* [DIRECTIONS FOR THIS TASK] Reproduce exactly the lines below from the one containing "Rebuild this chart" through the one containing "The picture is", including both, and nothing else.

* [SOURCE DATA]
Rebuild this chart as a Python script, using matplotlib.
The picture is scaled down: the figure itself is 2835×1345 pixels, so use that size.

---

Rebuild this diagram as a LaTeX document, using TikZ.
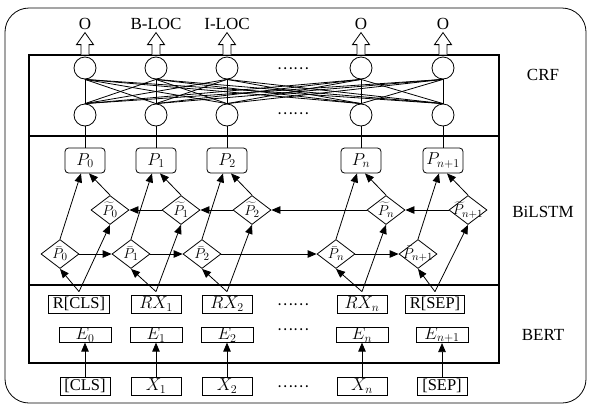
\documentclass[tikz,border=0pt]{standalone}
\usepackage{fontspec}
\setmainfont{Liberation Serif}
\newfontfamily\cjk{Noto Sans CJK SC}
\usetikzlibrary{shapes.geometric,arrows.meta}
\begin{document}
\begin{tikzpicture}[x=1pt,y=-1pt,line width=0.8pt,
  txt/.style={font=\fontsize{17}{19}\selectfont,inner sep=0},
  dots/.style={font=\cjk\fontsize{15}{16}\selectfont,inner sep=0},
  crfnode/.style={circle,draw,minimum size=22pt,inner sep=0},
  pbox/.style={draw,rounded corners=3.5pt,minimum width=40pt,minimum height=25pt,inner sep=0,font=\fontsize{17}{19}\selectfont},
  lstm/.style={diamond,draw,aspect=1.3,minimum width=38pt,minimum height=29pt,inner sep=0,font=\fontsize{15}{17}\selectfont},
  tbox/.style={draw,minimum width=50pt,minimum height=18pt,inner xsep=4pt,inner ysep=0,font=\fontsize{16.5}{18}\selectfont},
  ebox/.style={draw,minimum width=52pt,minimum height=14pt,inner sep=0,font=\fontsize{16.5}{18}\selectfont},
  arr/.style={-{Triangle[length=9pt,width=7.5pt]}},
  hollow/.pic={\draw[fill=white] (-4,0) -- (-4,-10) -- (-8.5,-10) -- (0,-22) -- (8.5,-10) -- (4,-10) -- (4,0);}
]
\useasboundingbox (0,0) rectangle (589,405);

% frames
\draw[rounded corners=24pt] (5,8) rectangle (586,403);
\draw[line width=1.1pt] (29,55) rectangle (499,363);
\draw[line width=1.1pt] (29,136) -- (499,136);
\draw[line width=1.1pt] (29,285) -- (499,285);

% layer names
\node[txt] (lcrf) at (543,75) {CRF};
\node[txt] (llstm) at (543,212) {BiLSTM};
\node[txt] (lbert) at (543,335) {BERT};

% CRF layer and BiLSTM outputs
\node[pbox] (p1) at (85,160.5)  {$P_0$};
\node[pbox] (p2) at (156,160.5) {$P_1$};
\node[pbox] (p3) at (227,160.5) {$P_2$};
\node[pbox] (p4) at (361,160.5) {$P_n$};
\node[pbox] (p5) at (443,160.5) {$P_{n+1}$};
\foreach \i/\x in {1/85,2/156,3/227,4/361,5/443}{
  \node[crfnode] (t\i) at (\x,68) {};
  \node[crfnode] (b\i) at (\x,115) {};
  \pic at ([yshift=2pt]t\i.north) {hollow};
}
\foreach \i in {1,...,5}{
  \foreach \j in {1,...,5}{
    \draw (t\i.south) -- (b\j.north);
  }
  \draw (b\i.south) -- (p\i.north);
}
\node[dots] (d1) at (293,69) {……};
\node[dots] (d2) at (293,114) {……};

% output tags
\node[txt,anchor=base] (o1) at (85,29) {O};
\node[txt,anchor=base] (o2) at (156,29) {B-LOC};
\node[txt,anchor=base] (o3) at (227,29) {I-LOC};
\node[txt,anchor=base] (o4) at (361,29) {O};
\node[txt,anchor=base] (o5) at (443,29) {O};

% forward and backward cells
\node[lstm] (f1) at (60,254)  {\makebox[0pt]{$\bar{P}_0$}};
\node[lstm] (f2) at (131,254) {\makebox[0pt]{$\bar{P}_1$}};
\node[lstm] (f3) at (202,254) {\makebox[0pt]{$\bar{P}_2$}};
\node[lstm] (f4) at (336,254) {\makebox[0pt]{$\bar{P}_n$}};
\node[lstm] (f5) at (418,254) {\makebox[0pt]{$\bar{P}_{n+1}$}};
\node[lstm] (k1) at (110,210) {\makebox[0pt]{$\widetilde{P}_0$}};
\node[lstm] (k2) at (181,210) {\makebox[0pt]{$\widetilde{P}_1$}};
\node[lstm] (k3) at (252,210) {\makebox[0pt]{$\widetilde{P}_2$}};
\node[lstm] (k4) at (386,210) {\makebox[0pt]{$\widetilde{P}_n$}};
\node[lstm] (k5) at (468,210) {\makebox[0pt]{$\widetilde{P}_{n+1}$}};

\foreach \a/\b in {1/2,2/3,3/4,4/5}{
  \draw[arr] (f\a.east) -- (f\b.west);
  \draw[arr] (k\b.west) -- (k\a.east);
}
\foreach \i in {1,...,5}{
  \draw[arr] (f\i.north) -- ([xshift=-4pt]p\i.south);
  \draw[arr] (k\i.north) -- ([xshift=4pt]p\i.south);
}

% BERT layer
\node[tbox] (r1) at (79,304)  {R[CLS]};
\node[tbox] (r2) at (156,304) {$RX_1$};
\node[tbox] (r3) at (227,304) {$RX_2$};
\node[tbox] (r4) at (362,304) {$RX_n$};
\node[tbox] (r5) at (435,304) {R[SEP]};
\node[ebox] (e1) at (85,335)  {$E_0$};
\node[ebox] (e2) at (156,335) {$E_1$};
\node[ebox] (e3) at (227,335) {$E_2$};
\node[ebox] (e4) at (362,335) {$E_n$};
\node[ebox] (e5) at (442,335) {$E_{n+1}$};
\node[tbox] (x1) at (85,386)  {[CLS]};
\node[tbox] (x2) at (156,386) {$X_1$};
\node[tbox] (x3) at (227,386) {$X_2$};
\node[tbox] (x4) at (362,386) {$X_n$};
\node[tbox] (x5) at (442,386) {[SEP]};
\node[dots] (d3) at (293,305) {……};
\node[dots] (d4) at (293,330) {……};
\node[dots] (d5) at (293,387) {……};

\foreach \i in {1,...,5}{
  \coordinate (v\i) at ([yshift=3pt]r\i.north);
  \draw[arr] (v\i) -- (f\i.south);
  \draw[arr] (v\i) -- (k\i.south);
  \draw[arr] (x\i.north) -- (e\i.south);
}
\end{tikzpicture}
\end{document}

* [RESULT BELOW]
Rebuild this chart as a Python script, using matplotlib.
The picture is scaled down: the figure itself is 2835×1345 pixels, so use that size.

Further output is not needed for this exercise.